Project-Based Instruction: Creating Excitement for Learners
This booklet provides an introduction to project-based instruction. It explains the research-based rationale for using the approach and outlines how the approach can increase students' engagement and knowledge retention. The booklet offers guidelines for planning and implementing projects, and includes a checklist of important things to keep in mind when developing appropriate projects. Assessment considerations are addressed; potential pitfalls and ways to avoid them are discussed.
Author: Northwest Regional Educational Laboratory
Keeping children engaged and motivated in school is challenging, even for the most experienced teachers. Although it is difficult to prescribe a "one-size-fits-all" approach, research shows that there are practices that will generally encourage students to be more engaged. These practices include moving away from rote learning and memorization to providing more challenging, complex work; having an interdisciplinary, rather than departmentalized focus; and encouraging cooperative learning (Anderman & Midgley, 1998; Lumsden, 1994). Project-based instruction incorporates these principles.

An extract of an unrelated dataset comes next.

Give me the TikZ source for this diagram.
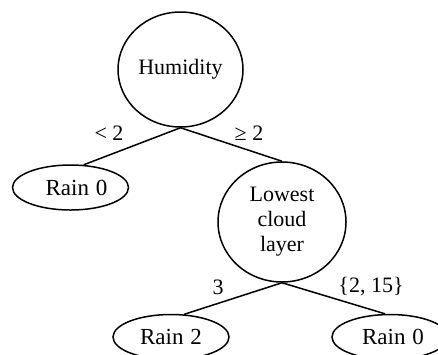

Using projects as part of the curriculum is certainly not a new concept; teachers often incorporate projects into their lesson plans. Project-based instruction is different: It is a holistic instructional strategy rather than an add-on. Project- based work is an important part of the learning process. This approach is becoming even more meaningful in today's society as teachers increasingly teach groups of children who have different learning styles, cultural and ethnic backgrounds, and ability levels. The so-called cookie-cutter approach to learning does not help all kids achieve high standards. Project-based instruction builds on children's individual strengths, and allows them to explore their interests in the framework of a defined curriculum.